APIs that have no per-client state can generally be implemented by a shim that internally calls a newer API pretty easily. It's not that easy with APIs that do have per-client state.

MaxBarraclough · on Jan 23, 2021

I think they meant that the shim can be stateless, as it just defers requests to the new API.

londons_explore · on Jan 23, 2021

Exactly.

xg15 · on Jan 23, 2021

In addition to the DB lookup point, even if the task is only doing calculations that a user could in theory also do locally, there are valid reasons why you'd want to put it behind a network boundary: The calculations may be so complex they require specialized or powerful hardware (e.g. graphics or neural network computations), they may rely on data that you don't want to show to your users - or you may want to keep the details of the calculation itself secret for IP reasons.

vasergen · on Jan 23, 2021

Think here about stateless in this way. Imagine you scaled your API to 2 instances. Stateless here means you don't care which server you hit.

bspammer · on Jan 23, 2021

A trained model is just a bunch of stateless math but they are often deployed behind an API

BerislavLopac · on Jan 23, 2021

One surprisingly underutilised technique is the specification-driven API design and development. You start with the API spec -- using e.g. OpenAPI, or basically any other specification standard -- and have all implementations, both server and client side, built based on that.

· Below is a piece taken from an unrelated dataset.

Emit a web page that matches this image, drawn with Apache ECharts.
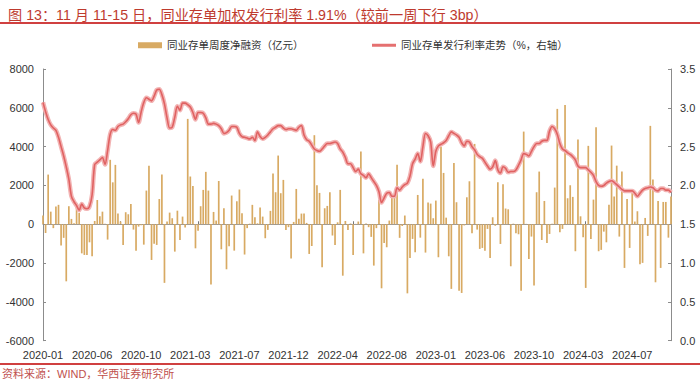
<!DOCTYPE html>
<html><head><meta charset="utf-8">
<script src="https://cdn.jsdelivr.net/npm/echarts@6/dist/echarts.min.js"></script>
<style>html,body{margin:0;padding:0;background:#fff}#c{width:700px;height:382px}</style>
</head><body><div id="c"></div>
<script>
// weekly net financing of NCDs (100 million yuan)
const netFinancing = [
450,-450,2560,650,-200,910,1000,-1100,-700,-2940,930,275,50,930,580,-1500,-1580,-1580,-930,-1650,170,1250,410,650,30,-790,3320,2160,3060,550,140,-1070,620,515,1050,-275,-1370,-120,-50,-1050,1735,3020,
-1840,-1010,-1065,1300,2560,-3020,140,600,310,-1410,700,-810,395,-170,5430,2460,1975,-1240,-340,930,1770,2700,1735,-3110,635,190,2230,-1290,825,-2320,-1130,1480,-1360,1185,1790,565,-1560,-200,30,1000,360,
50,860,395,-720,-290,690,2610,1650,3540,1600,2285,-290,-150,-1770,120,1820,290,550,550,70,-1530,-1120,4590,2010,1615,-2220,825,945,1650,-580,-1065,100,1770,-2650,170,-290,40,-1580,20,140,
3745,-1500,40,-150,-650,-2130,-200,1250,-3300,-960,-1185,190,1430,1560,3060,-700,-90,450,-3560,-1735,-755,-1440,1510,-690,2340,-1460,1120,1065,310,1220,-1700,4000,2645,340,-1650,-3330,3160,1135,-3420,-3540,-60,
1390,2215,-460,4140,-275,-1270,-1220,-1360,-240,-1735,360,-80,2165,-1015,2060,810,770,-2165,30,-460,-515,-3420,4775,20,-1790,-635,-3160,1650,2715,-810,1200,-960,-500,30,1890,5945,-410,-240,6150,1340,2010,
1410,-1390,4365,410,-670,-3280,4040,-755,1270,5000,-1390,-1320,-380,-930,1000,4055,1430,3020,-635,2715,-2250,1305,-1220,1650,140,670,-2060,-1990,325,-600,5070,2300,-2990,1200,-2250,1150,1150,-690,1430
];
// NCD issuance rate (%)
const issueRate = [
3.07,2.95,2.85,2.78,2.74,2.71,2.62,2.50,2.38,2.24,
2.08,1.86,1.79,1.74,1.68,1.76,1.71,1.70,1.73,1.88,
2.27,2.30,2.33,2.36,2.27,2.45,2.66,2.72,2.71,2.76,
2.78,2.79,2.82,2.86,2.91,2.93,2.92,2.81,2.95,3.07,
3.13,3.11,3.09,3.15,3.23,3.24,3.17,3.05,2.87,2.74,
2.75,2.88,3.02,2.97,3.06,3.06,3.04,3.01,2.94,2.85,
2.94,2.94,2.93,2.87,2.79,2.79,2.80,2.79,2.77,2.73,
2.67,2.68,2.71,2.76,2.76,2.75,2.67,2.63,2.62,2.61,
2.60,2.62,2.58,2.69,2.63,2.60,2.62,2.65,2.69,2.73,
2.75,2.77,2.77,2.74,2.72,2.73,2.73,2.72,2.71,2.75,
2.77,2.65,2.59,2.57,2.52,2.47,2.45,2.44,2.47,2.51,
2.54,2.54,2.55,2.56,2.54,2.47,2.43,2.36,2.28,2.28,
2.23,2.18,2.21,2.15,2.13,2.10,2.15,2.10,2.05,2.00,
1.92,1.78,1.84,1.90,1.91,1.86,1.86,1.97,1.94,1.98,
2.01,2.03,2.12,2.28,2.34,2.41,2.31,2.50,2.67,2.64,
2.56,2.25,2.44,2.51,2.53,2.55,2.58,2.64,2.69,2.67,
2.65,2.62,2.55,2.51,2.57,2.56,2.50,2.46,2.40,2.37,
2.35,2.30,2.25,2.21,2.24,2.32,2.20,2.16,2.24,2.22,
2.17,2.18,2.18,2.20,2.26,2.33,2.41,2.40,2.38,2.44,
2.50,2.54,2.54,2.57,2.58,2.58,2.70,2.76,2.73,2.66,
2.54,2.47,2.45,2.42,2.40,2.37,2.33,2.25,2.23,2.23,
2.23,2.20,2.17,2.13,2.05,2.00,1.99,2.00,2.03,2.05,
2.06,2.04,2.01,1.98,1.95,1.93,1.93,1.93,1.93,1.90,
1.86,1.90,1.94,1.96,1.97,1.98,1.97,1.94,1.93,1.96,
1.96,1.94,1.94,1.91
];
const xTickLabels = ['2020-01','2020-06','2020-10','2021-03','2021-07','2021-12','2022-04','2022-08','2023-01','2023-06','2023-10','2024-03','2024-07'];
const leftTicks = {min:-6000, max:8000, interval:2000};
const rightTicks = {min:0, max:3.5, interval:0.5};
const titleText = '图 13：11 月 11-15 日，同业存单加权发行利率 1.91%（较前一周下行 3bp）';
const sourceText = '资料来源：WIND，华西证券研究所';
const barName = '同业存单周度净融资（亿元）';
const lineName = '同业存单发行利率走势（%，右轴）';

// weekly categories ending 2024-11-15
const endDate = new Date(Date.UTC(2024,10,15));
const categories = netFinancing.map((_, i) => {
  const d = new Date(endDate.getTime() - (netFinancing.length - 1 - i) * 7 * 86400000);
  return d.toISOString().slice(0,10);
});
const labelStep = 19;

const FONT = '"Liberation Sans", Arial, "Noto Sans CJK SC", sans-serif';
const chart = echarts.init(document.getElementById('c'), null, {renderer:'svg'});
chart.setOption({
  animation:false,
  textStyle:{fontFamily:FONT},
  title:{text:titleText, left:3, top:3, textStyle:{fontSize:14.2, fontWeight:'normal', color:'#BE3A2E', fontFamily:FONT}},
  graphic:[
    {type:'line', shape:{x1:0,y1:23,x2:700,y2:23}, style:{stroke:'#C00000', lineWidth:1.5}},
    {type:'line', shape:{x1:0,y1:364,x2:700,y2:364}, style:{stroke:'#C00000', lineWidth:1.5}},
    {type:'text', left:2, top:368, style:{text:sourceText, fill:'#C0504D', font:'11px '+FONT}}
  ],
  legend:[
    {left:138, top:40, padding:0, itemWidth:24, itemHeight:6, itemGap:4,
     data:[{name:barName, icon:'rect'}],
     textStyle:{fontSize:10.5, color:'#333', fontFamily:FONT}},
    {left:372, top:40, padding:0, itemWidth:24, itemHeight:3, itemGap:4,
     data:[{name:lineName, icon:'rect', itemStyle:{color:'#E57070'}}],
     textStyle:{fontSize:10.5, color:'#333', fontFamily:FONT}}
  ],
  grid:{left:43, right:29, top:69, bottom:41.3},
  xAxis:[
    {type:'category', data:categories, boundaryGap:false, position:'bottom',
     axisLine:{show:false, onZero:false}, axisTick:{show:false},
     axisLabel:{interval:labelStep-1, margin:9, fontSize:11, color:'#333', fontFamily:FONT,
       formatter:(v, idx) => xTickLabels[Math.round(idx/labelStep)] || ''}},
    {type:'category', data:categories, boundaryGap:false, position:'top',
     axisLine:{show:true, onZero:true, onZeroAxisIndex:0, lineStyle:{color:'#999', width:1}},
     axisTick:{show:true, interval:29, length:3, lineStyle:{color:'#777'}},
     axisLabel:{show:false}}
  ],
  yAxis:[
    {type:'value', min:leftTicks.min, max:leftTicks.max, interval:leftTicks.interval, position:'left',
     axisLine:{show:true, lineStyle:{color:'#8c8c8c'}}, axisTick:{show:true, inside:true, length:3, lineStyle:{color:'#8c8c8c'}},
     splitLine:{show:false}, axisLabel:{fontSize:11, color:'#333', margin:9, fontFamily:FONT, formatter:v=>String(v)}},
    {type:'value', min:rightTicks.min, max:rightTicks.max, interval:rightTicks.interval, position:'right',
     axisLine:{show:true, lineStyle:{color:'#8c8c8c'}}, axisTick:{show:true, inside:true, length:3, lineStyle:{color:'#8c8c8c'}},
     splitLine:{show:false}, axisLabel:{fontSize:11, color:'#333', margin:9, fontFamily:FONT, formatter:v=>v.toFixed(1)}}
  ],
  series:[
    {name:barName, type:'bar', data:netFinancing, xAxisIndex:0, yAxisIndex:0, barWidth:1.7,
     itemStyle:{color:'#D8AA63'}, z:2},
    {name:'halo', type:'line', data:issueRate, xAxisIndex:0, yAxisIndex:1, symbol:'none', smooth:0.3,
     lineStyle:{color:'#F2B3B3', width:4.5}, z:3, silent:true},
    {name:lineName, type:'line', data:issueRate, xAxisIndex:0, yAxisIndex:1, symbol:'none', smooth:0.3,
     lineStyle:{color:'#E06262', width:1.6}, itemStyle:{color:'#E06262'}, z:4}
  ]
});
</script></body></html>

anticensor · on Jan 23, 2021

The original article should have been titled "Software Transition Engineering" instead.

toolslive · on Jan 23, 2021

This one is about HTTP APIs. Shouldn't the title reflect this?

jaachan · on Jan 23, 2021

Some of these suggestions (like the sleep(16)) also apply to non-HTTP APIs.

In fact, I find the headers part of the suggestion the least useful. No client will check these headers.

toolslive · on Jan 23, 2021

Well, the context matters a lot:

  - Is it a distributed system ?
  - Are the clients yours ?
  - Is it one server, or our there thousands of components with the same API ?

These things influence what's possible and what's a good/bad strategy.